Brian Blair at Wedge Partners sent a note to his clients in which he forecast that due to “slowing demand for high-end handsets globally,” iPhone production will fall to 90 million to 100 million from previous a previously forecast 115 million to 120 million. The extreme spread of each forecast indicates how inaccurate both are.

No one has heard of Wedge, and its mission statement is as vague as it is unhelpful to anyone who wants to know what it does:

Wedge Partners is an independent equity analysis firm with a focus on the technology and media industries. Through this unique focus we provide significant insight into company initiatives, global industry trends and technological developments that help us establish a greater vision of success and failure. We find that this information is an effective predictor of company performance. It is this information that we pass on to our clients through documentation and personal interaction.

Wedge Partners is distinguished by the vast experience of our analysts within the technology and media industries and the relationships that they have built over time. Our principals have spent considerable time in high-tech sales, marketing, business development and technical roles.

Wedge Partners is singularly focused on helping our clients make money by providing differentiated and relevant information in a timely manner. As a result, Wedge Partners is a trusted and reliable source of accurate and real-time information that helps substantiate the investment process.

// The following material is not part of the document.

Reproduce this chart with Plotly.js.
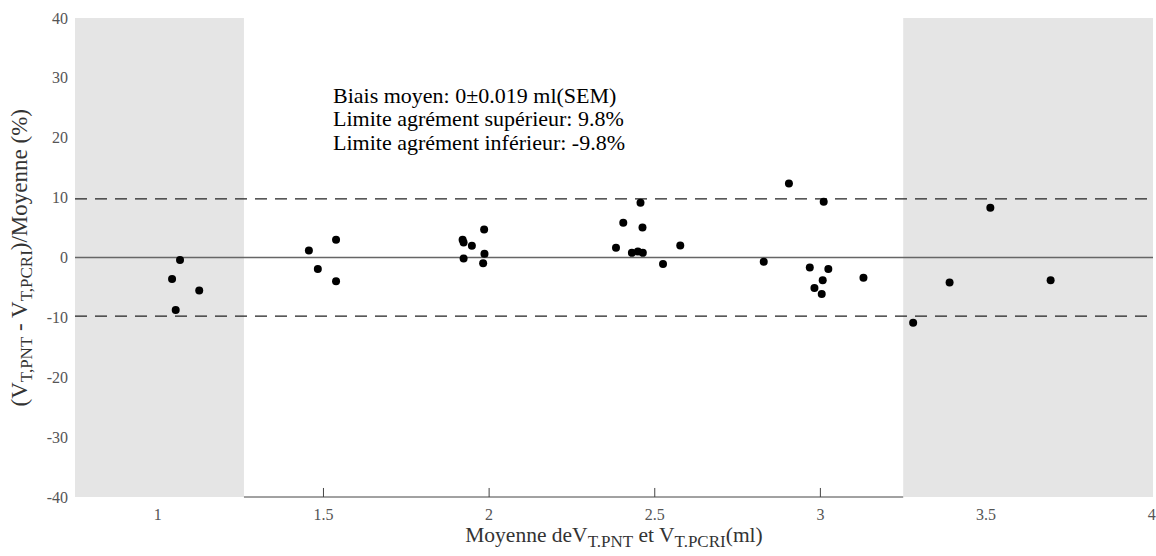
<!DOCTYPE html>
<html>
<head>
<meta charset="utf-8">
<script src="https://cdn.plot.ly/plotly-3.0.1.min.js"></script>
<style>html,body{margin:0;padding:0;background:#fff;}#chart{width:1156px;height:556px;}</style>
</head>
<body>
<div id="chart"></div>
<script>
// Mean of the two volumes (ml)
const meanVolume = [1.067, 1.043, 1.125, 1.054,
  1.456, 1.538, 1.483, 1.538,
  1.920, 1.923, 1.948, 1.985, 1.923, 1.986, 1.982,
  2.457, 2.405, 2.463, 2.383, 2.431, 2.449, 2.464, 2.577, 2.525,
  2.905, 3.010, 2.829, 2.968, 3.024, 3.007, 2.982, 3.004, 3.130,
  3.513, 3.390, 3.695, 3.280];
// Relative difference (%)
const relDiff = [-0.4, -3.6, -5.5, -8.75,
  1.17, 2.95, -1.9, -3.96,
  2.95, 2.5, 1.95, 4.68, -0.17, 0.61, -0.95,
  9.14, 5.8, 5.0, 1.62, 0.78, 1.0, 0.78, 2.0, -1.1,
  12.37, 9.3, -0.73, -1.67, -1.9, -3.8, -5.1, -6.1, -3.4,
  8.3, -4.18, -3.8, -10.9];
const bias = 0;
const upperLoA = 9.8;
const lowerLoA = -9.8;
const xRange = [0.75, 4.004];
const yRange = [-40, 40];
const shadeLeft = [0.75, 1.26];
const shadeRight = [3.25, 4.004];
const xTicks = [1, 1.5, 2, 2.5, 3, 3.5, 4];
const xTickLabels = ['1', '1.5', '2', '2.5', '3', '3.5', '4'];
const xTickMarks = [1.5, 2, 2.5, 3];
const yTicks = [-40, -30, -20, -10, 0, 10, 20, 30, 40];
const yTickLabels = ['-40', '-30', '-20', '-10', '0', '10', '20', '30', '40'];
const annotLines = ['Biais moyen: 0\u00b10.019 ml(SEM)',
  'Limite agr\u00e9ment sup\u00e9rieur: 9.8%',
  'Limite agr\u00e9ment inf\u00e9rieur: -9.8%'];

const serif = 'Liberation Serif, Times New Roman, serif';

function band(b) {
  return {
    x: [b[0], b[1], b[1], b[0], b[0]],
    y: [yRange[0], yRange[0], yRange[1], yRange[1], yRange[0]],
    mode: 'lines', fill: 'toself', fillcolor: '#e5e5e5',
    line: {width: 0, color: '#e5e5e5'}, hoverinfo: 'skip', showlegend: false
  };
}

const traces = [
  band(shadeLeft), band(shadeRight),
  {x: xRange, y: [bias, bias], mode: 'lines', line: {color: '#666666', width: 1.6}, hoverinfo: 'skip', showlegend: false},
  {x: xRange, y: [upperLoA, upperLoA], mode: 'lines', line: {color: '#222222', width: 1.2, dash: '12px,8px'}, hoverinfo: 'skip', showlegend: false},
  {x: xRange, y: [lowerLoA, lowerLoA], mode: 'lines', line: {color: '#222222', width: 1.2, dash: '12px,8px'}, hoverinfo: 'skip', showlegend: false},
  {x: meanVolume, y: relDiff, mode: 'markers', marker: {color: '#000', size: 8, symbol: 'circle'}, showlegend: false, hoverinfo: 'skip'}
];

const sub = s => '<sub><span style="font-size:17px">' + s + '</span></sub>';

const lineGap = 23.5;
const annotations = annotLines.map((t, i) => ({
  xref: 'paper', yref: 'paper', x: (331 - 75) / 1078, y: 1 - (95 + i * lineGap - 18) / 478,
  xanchor: 'left', yanchor: 'middle', align: 'left', showarrow: false,
  text: t, font: {family: serif, size: 22, color: '#000'}
}));
annotations.push({
  xref: 'paper', yref: 'paper', x: (22 - 75) / 1078, y: 1 - (258 - 18) / 478,
  xanchor: 'center', yanchor: 'middle', textangle: -90, showarrow: false,
  text: '(V' + sub('T,PNT') + ' - V' + sub('T,PCRI') + ')/Moyenne (%)',
  font: {family: serif, size: 23, color: '#333'}
});

// small tick marks on the bottom axis line (white region only)
const tickShapes = xTickMarks.map(v => ({
  type: 'line', xref: 'x', yref: 'paper', x0: v, x1: v, y0: 0, y1: 9 / 478,
  line: {color: '#444', width: 1}, layer: 'above'
}));

const layout = {
  width: 1156, height: 556,
  margin: {l: 75, r: 3, t: 18, b: 59},
  paper_bgcolor: '#fff', plot_bgcolor: '#fff',
  showlegend: false,
  font: {family: serif, color: '#000'},
  xaxis: {
    range: xRange, tickvals: xTicks, ticktext: xTickLabels,
    showgrid: false, zeroline: false, showline: false,
    ticks: '',
    tickfont: {family: serif, size: 16, color: '#555'},
    ticklabelstandoff: 6,
    title: {text: 'Moyenne deV' + sub('T.PNT') + ' et V' + sub('T.PCRI') + '(ml)', font: {family: serif, size: 21.5, color: '#333'}, standoff: 4},
    fixedrange: true
  },
  yaxis: {
    range: yRange, tickvals: yTicks, ticktext: yTickLabels,
    showgrid: false, zeroline: false, showline: false,
    ticks: '',
    tickfont: {family: serif, size: 16, color: '#555'},
    ticklabelstandoff: 6,
    fixedrange: true
  },
  shapes: [
    {type: 'line', xref: 'x', yref: 'paper', x0: shadeLeft[1], x1: shadeRight[0], y0: 0, y1: 0, line: {color: '#444', width: 1}, layer: 'above'}
  ].concat(tickShapes),
  annotations: annotations
};

Plotly.newPlot('chart', traces, layout, {displayModeBar: false, staticPlot: true});
</script>
</body>
</html>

Wedge has five analysts, at most, according to its own PR. And none of them has a reputation worth mentioning. Each of the analysts is obscure, and most likely they found it hard to make it as a researcher at any other firm. Brian Blair had his moment in the sun for his Apple prediction. However, his previous work was with firms that are less well known than even Wedge — Dorado Capital Management and Bluewater Capital.

Blair, like much more well-known analysts, proves the case that even a stopped clock might be right twice a day. And he would be lucky to even hit that measure.